Research links weather with migraine

New York, March 10: The risk of migraine can upsurge by 7.5 percent for every five degree Celsius increase in temperature, researchers from Beth Israel Deaconess Medical Center, who studied more than 7,000 patients over a 7-year period, revealed yesterday.

The study used weather records and air pollution readings from a monitor on the roof of the Countway Library of Medicine and matched them to headache diagnoses from emergency doctors.

According to their report, for temperature increase of 9 degrees Fahrenheit (5 degrees Celsius) in 24 hours, there was a 7.5 percent higher risk of severe headache.

Low barometric pressure was linked with a small increase in risk. For every 5 millimeters the barometric pressure reading fell over 72 hours, there was a 6 percent higher risk of headache.

There was no strong association with air pollution though. But the automobile exhaust pollutant nitrogen dioxide did show a borderline effect on non-migraine headaches.

Lead author of the study, Dr. Kenneth Mukamal, said in an interview, "Our study was not big enough to look at air pollution definitively. What we did see is that there are environmental triggers to headache."

Initially, two small Canadian studies tried to compare weather and headaches but had contradictory results. "Ours was one of the very first large-scale efforts to evaluate environmental triggers for headache, particularly for severe headaches.

“The study was based on hospital diagnoses rather than on patients' recall of a headache was strength of the study,” Mukamal said.

But according to Dr.
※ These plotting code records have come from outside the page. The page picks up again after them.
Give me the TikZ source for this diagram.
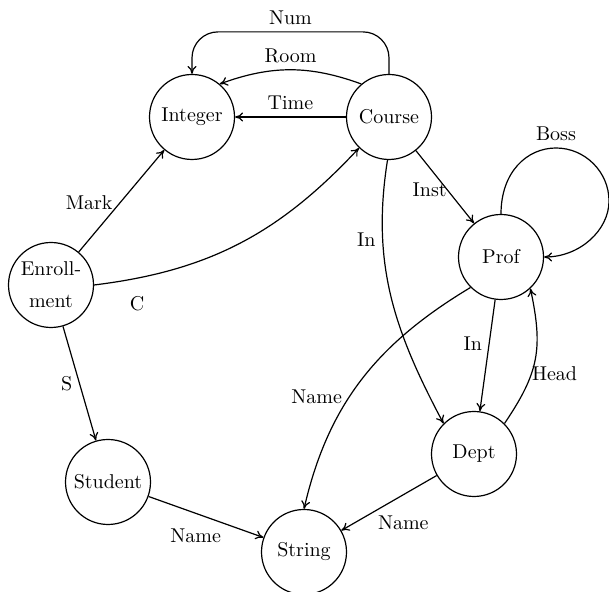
\documentclass[tikz,border=0pt]{standalone}
\usetikzlibrary{arrows.meta}
\begin{document}
\begin{tikzpicture}[x=0.5pt,y=0.5pt,
  st/.style={circle,draw,line width=0.6pt,minimum size=42.5pt,inner sep=1pt,align=center},
  e/.style={-{To[length=4pt,width=4.5pt]},line width=0.6pt}]
\useasboundingbox (0,0) rectangle (609,592);
\node[st] (int) at (192,475) {Integer};
\node[st] (crs) at (389,475) {Course};
\node[st] (prof) at (501,335) {Prof};
\node[st] (enr) at (51,307) {Enroll-\\[4pt]ment};
\node[st] (stu) at (108,110) {Student};
\node[st] (str) at (304,40) {String};
\node[st] (dept) at (474,138) {Dept};

\draw[e] (crs) -- node[above]{Time} (int);
\draw[e] (crs.130) to[bend right=20] node[above]{Room} (int.50);
\draw[e,rounded corners=13pt] (crs.north) -- ++(0,42) -| node[pos=0.25,above]{Num} (int.north);
\draw[e] (enr) -- node[pos=0.48,left]{Mark} (int);
\draw[e] (enr.east) to[out=7,in=227] node[pos=0.13,below=5.5pt]{C} (crs.226);
\draw[e] (enr) -- node[left]{S} (stu);
\draw[e] (stu) -- node[pos=0.41,below=4pt]{Name} (str);
\draw[e] (crs) -- node[pos=0.54,left,inner sep=0pt]{Inst} (prof);
\draw[e] (crs.-92) to[out=-99,in=118] node[pos=0.28,left]{In} (dept.135);
\draw[e] (prof) -- node[pos=0.39,left]{In} (dept);
\draw[e] (dept.45) to[out=56,in=-78,looseness=1.15] node[pos=0.38,right,inner sep=0pt]{Head} (prof.-47);
\draw[e] (prof.225) to[out=211,in=77] node[pos=0.58,left]{Name} (str.north);
\draw[e] (dept) -- node[pos=0.35,below=6.8pt]{Name} (str);
\draw[e] (prof.north) .. controls (501,420) and (527,444) .. (556,444) node[above]{Boss}
  .. controls (585,444) and (609,420) .. (609,391)
  .. controls (609,362) and (580,335) .. (prof.east);
\end{tikzpicture}
\end{document}
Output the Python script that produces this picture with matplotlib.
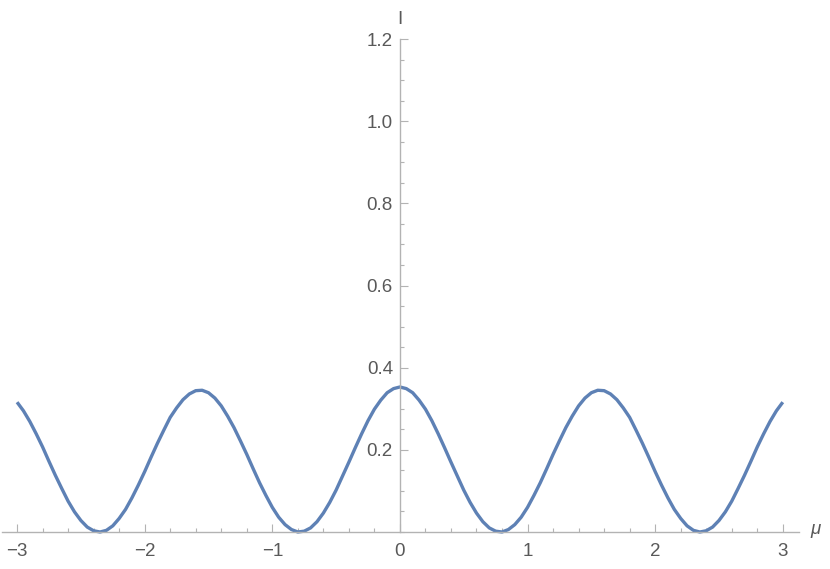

Deborah Friedman, a member of the American Academy of Neurology and a neurologist at the University of Rochester, “The diaries kept by headache sufferers would tell researchers when their symptoms began.”

Friedman disagreed with the research and further faulted the hospital headache diagnostic codes as not specific enough and noted that the patients' entire charts were not examined.

"To me it means you can't extrapolate and say that barometric pressure and air temperature is a migraine trigger," she said in an interview.

"All you can say is a trip to the emergency department for patients who had any kind of headache was perhaps related to a small rise in temperature and lower barometric pressure."

The study was funded by the National Institute of Environmental Health Sciences and Environmental Protection Agency and was published in March 10, issue of journal Neurology.